Divergences stratégiques
En quelques années, l’organisation terroriste a progressivement tissé sa toile dans la région sahélienne. Elle dispose dorénavant de bases arrières dans le nord du Mali et ses katibas (brigades) sévissent dans toute la zone transfrontalière. Financée par des trafics en tout genre (armes, cigarettes, drogues…) et les rançons de ses nombreuses prises d’otages, AQMI constitue la principale menace pour la sécurité régionale.
Face à ce danger persistant, les participants à la conférence d’Alger brandissent tous le même étendard : celui de la coopération régionale et internationale. Malgré les nombreux efforts entrepris en ce sens, certaines divergences stratégiques persistent. L’Algérie, comme la Mauritanie, est partisane de la manière forte et refuse catégoriquement tout paiement de rançon en cas de prises d’otages.
La France et le Mali n’ont pas toujours suivi cette ligne, n’hésitant pas à satisfaire certaines revendications des ravisseurs. Ce fut le cas pour Pierre Camatte, ressortissant français libéré en février 2010 en échange de quatre terroristes détenus au Mali. Furieux, Algériens et Mauritaniens rappelèrent leurs ambassadeurs à Bamako, déclenchant une mini-crise diplomatique dans la région.
Un an plus tard, en février 2011, une Française, un Togolais et un Malgache enlevés par AQMI au Niger sont libérés. Selon une source qui a participé aux négociations, une rançon aurait été payée aux terroristes. Une fois de plus, Alger et Nouakchott grincent des dents.
Placer ses billes
La manière de gérer les prises d’otages n’est pas la seule source de tensions entre les partenaires de la lutte antiterroriste. En juillet 2010, l’armée mauritanienne, soutenue par les forces françaises, lance une opération contre une base malienne d’AQMI. L’opération se déroule en plein territoire malien sans que Bamako ne soit réellement prévenue. C’est peu dire que les Maliens ont été froissés, le président Toumani Touré quittant d’ailleurs le sommet de la Cen-Sad au Tchad pour rentrer dans sa capitale.

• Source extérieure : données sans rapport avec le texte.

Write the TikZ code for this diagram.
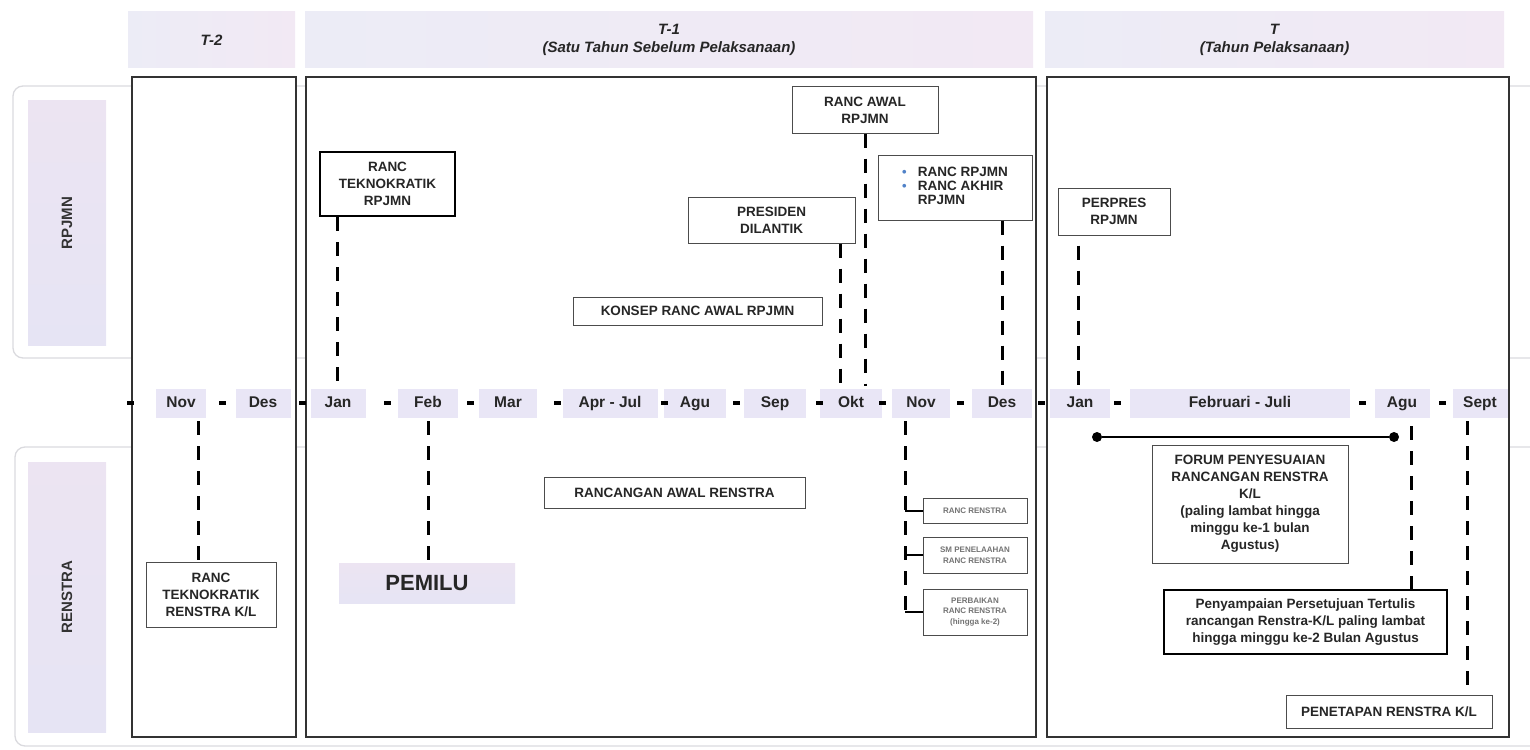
\documentclass[tikz,border=0pt]{standalone}
\usepackage{fontspec}
\setmainfont{Liberation Sans}
\usetikzlibrary{calc}
\definecolor{lav}{RGB}{230,228,244}
\definecolor{lavB}{RGB}{236,228,242}
\definecolor{hdrA}{RGB}{236,236,246}
\definecolor{hdrB}{RGB}{242,233,244}
\definecolor{mon}{RGB}{233,230,246}
\definecolor{bandline}{RGB}{218,218,222}
\definecolor{bul}{RGB}{80,130,200}
\begin{document}
\begin{tikzpicture}[x=1pt,y=-1pt,
  col/.style={draw=black!80,line width=1.7pt,fill=white,inner sep=0pt},
  band/.style={draw=bandline,line width=1.3pt,rounded corners=10pt},
  hdrband/.style={left color=hdrA,right color=hdrB,draw=none,inner sep=0pt,align=center,font=\bfseries\itshape\fontsize{15}{18}\selectfont,text=black!85},
  lavbox/.style={top color=lavB,bottom color=lav,draw=none,inner sep=0pt},
  sidetext/.style={rotate=90,font=\bfseries\fontsize{15}{17}\selectfont,text=black!80},
  box/.style={draw=black!70,line width=1pt,fill=white,align=center,inner sep=2pt,font=\bfseries\fontsize{13.5}{17}\selectfont,text=black!85},
  thickbox/.style={box,draw=black,line width=2.6pt},
  tinybox/.style={box,font=\bfseries\fontsize{8}{10.5}\selectfont,text=black!55},
  month/.style={fill=mon,inner sep=0pt,minimum height=29pt,text height=11.5pt,text depth=3.5pt,font=\bfseries\fontsize{15.5}{17}\selectfont,text=black!85},
  sepdash/.style={fill=black,inner sep=0pt,minimum width=7pt,minimum height=4pt},
  dashline/.style={line width=3pt,dash pattern=on 14pt off 11pt},
  branch/.style={line width=2pt},
  dot/.style={circle,fill=black,inner sep=0pt,minimum size=10pt},
]
\useasboundingbox (0,0) rectangle (1530,749);
\clip (0,0) rectangle (1530,749);

% row bands
\draw[band] (13,86) rectangle (1570,358);
\draw[band] (15,447) rectangle (1570,746);
\node[lavbox,minimum width=78pt,minimum height=244pt] (lr) at (67,223) {};
\node[sidetext] (lrt) at (lr) {RPJMN};
\node[lavbox,minimum width=78pt,minimum height=270pt] (ls) at (67,597) {};
\node[sidetext] (lst) at (ls) {RENSTRA};

% header bands
\node[hdrband,minimum width=167pt,minimum height=56pt] (h2) at (211.5,40) {T-2};
\node[hdrband,minimum width=728pt,minimum height=56pt] (h1) at (669,40) {T-1\\(Satu Tahun Sebelum Pelaksanaan)};
\node[hdrband,minimum width=459pt,minimum height=56pt] (h0) at (1274.5,40) {T\\(Tahun Pelaksanaan)};

% columns
\node[col,minimum width=164pt,minimum height=660pt] (c2) at (214,407) {};
\node[col,minimum width=730pt,minimum height=660pt] (c1) at (671,407) {};
\node[col,minimum width=462pt,minimum height=660pt] (c0) at (1278,407) {};

% month bar
\node[month,minimum width=50pt] (m1) at (181,403) {Nov};
\node[month,minimum width=55pt] (m2) at (263,403) {Des};
\node[month,minimum width=55pt] (m3) at (338,403) {Jan};
\node[month,minimum width=60pt] (m4) at (428,403) {Feb};
\node[month,minimum width=58pt] (m5) at (508,403) {Mar};
\node[month,minimum width=95pt] (m6) at (610,403) {Apr - Jul};
\node[month,minimum width=62pt] (m7) at (695,403) {Agu};
\node[month,minimum width=62pt] (m8) at (775,403) {Sep};
\node[month,minimum width=62pt] (m9) at (851,403) {Okt};
\node[month,minimum width=58pt] (m10) at (921,403) {Nov};
\node[month,minimum width=60pt] (m11) at (1002,403) {Des};
\node[month,minimum width=60pt] (m12) at (1080,403) {Jan};
\node[month,minimum width=220pt] (m13) at (1240,403) {Februari - Juli};
\node[month,minimum width=55pt] (m14) at (1402,403) {Agu};
\node[month,minimum width=55pt] (m15) at (1480,403) {Sept};
\foreach \x [count=\i] in {130,222,302,387,470,557,664,736,819,882,960,1041,1117,1362,1442}
  \node[sepdash] (s\i) at (\x,403) {};

% RPJMN boxes
\node[thickbox,minimum width=135pt,minimum height=64pt] (rtr) at (387.5,184) {RANC\\TEKNOKRATIK\\RPJMN};
\node[box,minimum width=249pt,minimum height=28pt] (konsep) at (697.5,311) {KONSEP RANC AWAL RPJMN};
\node[box,minimum width=167pt,minimum height=46pt] (pres) at (771.5,220) {PRESIDEN\\DILANTIK};
\node[box,minimum width=146pt,minimum height=46pt] (rawal) at (865,110) {RANC AWAL\\RPJMN};
\node[box,minimum width=154pt,minimum height=65pt] (rrp) at (955,187.5) {\begin{tabular}{@{}l@{\hspace{11pt}}l@{}}\textcolor{bul}{\fontsize{13}{13}\selectfont\textbullet} & RANC RPJMN\\[-3pt] \textcolor{bul}{\fontsize{13}{13}\selectfont\textbullet} & RANC AKHIR\\[-3pt] & RPJMN\end{tabular}};
\node[box,minimum width=112pt,minimum height=47pt] (perpres) at (1114,211.5) {PERPRES\\RPJMN};

% RENSTRA boxes
\node[box,minimum width=130pt,minimum height=65pt] (rtrk) at (211,594.5) {RANC\\TEKNOKRATIK\\RENSTRA K/L};
\node[lavbox,minimum width=176pt,minimum height=40pt,font=\bfseries\fontsize{22}{24}\selectfont,text=black!85] (pem) at (427,583) {PEMILU};
\node[box,minimum width=261pt,minimum height=31pt] (rar) at (674.5,492.5) {RANCANGAN AWAL RENSTRA};
\node[tinybox,minimum width=104pt,minimum height=25pt] (sa) at (975,510.5) {RANC RENSTRA};
\node[tinybox,minimum width=104pt,minimum height=36pt] (sb) at (975,555) {SM PENELAAHAN\\RANC RENSTRA};
\node[tinybox,minimum width=104pt,minimum height=46pt] (sc) at (975,612) {PERBAIKAN\\RANC RENSTRA\\(hingga ke-2)};
\node[box,minimum width=196pt,minimum height=118pt] (forum) at (1250,504) {FORUM PENYESUAIAN\\RANCANGAN RENSTRA\\K/L\\(paling lambat hingga\\minggu ke-1 bulan\\Agustus)};
\node[thickbox,minimum width=283pt,minimum height=64pt] (peny) at (1305.5,622) {Penyampaian Persetujuan Tertulis\\rancangan Renstra-K/L paling lambat\\hingga minggu ke-2 Bulan Agustus};
\node[box,minimum width=206pt,minimum height=33pt] (pen) at (1389,711.5) {PENETAPAN RENSTRA K/L};

% forum period line
\node[dot] (fa) at (1097,437) {};
\node[dot] (fb) at (1394,437) {};
\draw[line width=2.4pt] (fa) -- (fb);

% dashed connectors upward (RPJMN)
\coordinate (uJan) at (337,386);
\coordinate (uOk1) at (840,386);
\coordinate (uOk2) at (865,386);
\coordinate (uDes) at (1002,386);
\coordinate (uJan2) at (1078,386);
\draw[dashline] (rtr.south -| uJan) -- (uJan);
\draw[dashline] (pres.south -| uOk1) -- (uOk1);
\draw[dashline] (rawal.south -| uOk2) -- (uOk2);
\draw[dashline] (rrp.south -| uDes) -- (uDes);
\draw[dashline] ([yshift=-10pt]perpres.south -| uJan2) -- (uJan2);

% dashed connectors downward (RENSTRA)
\coordinate (dNov) at (198,421);
\coordinate (dFeb) at (428,421);
\coordinate (dNov2) at (905,421);
\coordinate (dAgu) at (1411,426);
\coordinate (dSep) at (1467,421);
\draw[dashline] (dNov) -- (dNov |- rtrk.north);
\draw[dashline] (dFeb) -- (dFeb |- pem.north);
\draw[dashline] (dNov2) -- (dNov2 |- sc.west);
\draw[dashline] (dAgu) -- (dAgu |- peny.north);
\draw[dashline] (dSep) -- (dSep |- pen.north);
\draw[branch] (sa.west -| dNov2) -- (sa.west);
\draw[branch] (sb.west -| dNov2) -- (sb.west);
\draw[branch] (sc.west -| dNov2) -- (sc.west);
\end{tikzpicture}
\end{document}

Derrière ses ambitions de coopération antiterroriste accrue, la conférence d’Alger sera également l’occasion pour chacun de placer ses billes. Depuis l’indépendance, la France continue à considérer la région comme son pré carré et surveille de près ses évolutions. Les État-Unis, sous-couvert de lutte contre Al-Qaida, sont aussi là pour trouver un pied-à-terre à leur commandement militaire Africom. Quant aux Algériens, ils ne manqueront pas l’occasion de s’ériger un peu plus en fer de lance de la lutte antiterroriste, une semaine après leur position très critiquée sur le dossier libyen.